La troisième tentative, en 1984, fut confiée à David Lynch, qui réalisa l’adaptation des deux premiers volumes de la série, du départ des Atréides de leur planète d’origine pour Dune, la planète des sables, jusqu’à l’assassinat du duc Leto et de la fuite de son jeune fils Paul et de sa mère dans le désert où ils trouvent refuge auprès des Fremen.
Synopsis
Dans une galaxie qui n'est pas la nôtre, à une époque indéterminée, la famille des Atréides est envoyée par l'empereur Shaddam IV pour prendre la place de l'immonde famille des Harkonnen, coupable de trop d'exactions, et diriger pour le compte de l'empire Dune, une planète désertifiée, qui produit « l'épice », une drogue indispensable pour voyager à travers l'hyperespace. Mais le cadeau est empoisonné et le duc Léto Atréides n'a pas plutôt posé le pied sur Dune qu'il est assassiné, son jeune fils Paul et sa femme, dame Jessica, devant s'enfuir dans le désert où ils trouvent refuge auprès des Fremen, les guerriers du désert, depuis tout temps opposés aux colonisateurs venus de l'empire.
Mon jugement sur ce film
En tant que fan de la saga de Franck Herbert, je ne peux, pas plus que la majorité des spectateurs qui ont vu ce film, que regretter qu’aucun metteur en scène n’ait jamais eu assez de moyens pour en entreprendre une réalisation suffisamment ambitieuse. Je suis conscient que s'attaquer à un tel monument de la littérature de science-fiction, sans doute le chef d’œuvre le plus accompli du genre, était un piège presqu'aussi insensé pour le réalisateur que la survie de Paul et de sa mère en butte aux chasseurs Harkonnen et aux vers des sables.
Même si le film de David Lynch nous laisse sur notre faim, on doit au moins lui reconnaître le mérite et le courage d’avoir tenté cette adaptation. A l'époque, Lynch avait déjà connu un certain succès avec Elephant man (1980), un film presqu'aussi "casse gueule" que Dune, mais beaucoup moins coûteux (Dune coûta en effet 40 Millions de $, alors qu'Elephant man n'en coûta que 5). L'engagement financier était donc considérable mais ce qui l'était davantage, c'était l'attente démesurée des fans de Dune, qui est l'un des livres, voire le livre de science fiction le plus lus au monde.

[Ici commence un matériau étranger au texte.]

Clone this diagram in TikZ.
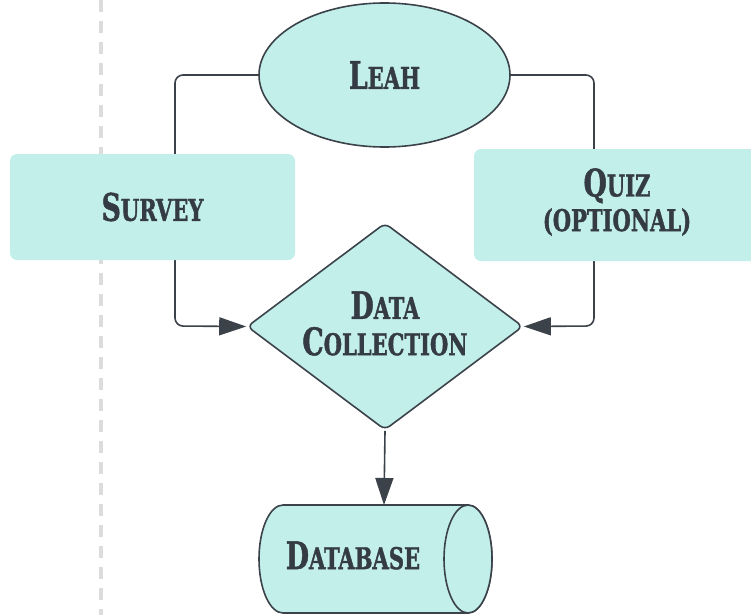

De plus, la complexité et le foisonnement du roman sont tels qu'il était impossible de condenser, ne serait-ce que les deux premiers volumes (l'œuvre complète d'Herbert, si l'on fait exception des "suites" ou plutôt de ses «préquelles », compte 7 volumes) en un seul film. Peut-être Lynch avait-il l'intention de réaliser un Dune II mais l'accueil du public devant ce film à la fois ambitieux et bancal et surtout très en avance sur son temps fut tel que, ni les producteurs, ni le réalisateur n'eurent à cœur de poursuivre l’aventure. Il faut dire qu'à l'époque, à part La guerre des étoiles de George Lucas (1977), on n'en était pas encore aux grandes sagas que l'on connut par la suite (Le seigneur des anneaux date de 1980; Harry Potter, de 2001; Twilight de 2008).
En tant que fan de Dune, je comprends les critiques qui ont pu être faites au film mais mon opinion est qu'elles sont largement injustifiées. A mes yeux, David Lynch n'a pas démérité et je trouve que la majorité des reproches qui lui ont été faits sont infondés. En tout cas, comme pour le Seigneur des anneaux ou Harry Potter, le film a au moins permis à ceux qui ne liront jamais la totalité de l'oeuvre d'avoir une approche, même incomplète et imparfaite, de l'univers de Dune.
Il y a de grands moments dans le Dune de David Lynch, des artistes extraordinaires (Kenneth McMillan restera un inoubliable et parfaitement ignoble baron Harkonnen, le chanteur Sting est absolument parfait celui de son sulfureux et impitoyable neveu, Feyd Rautha) mais ce sont surtout les décors et les costumes, plus que les effets spéciaux, encore un peu primaires (les vers géants de Lynch sont, il faut l'avouer, passablement ridicules), qui sont époustouflants. N'oublions pas aussi la superbe bande-son écrite par Brian Eno.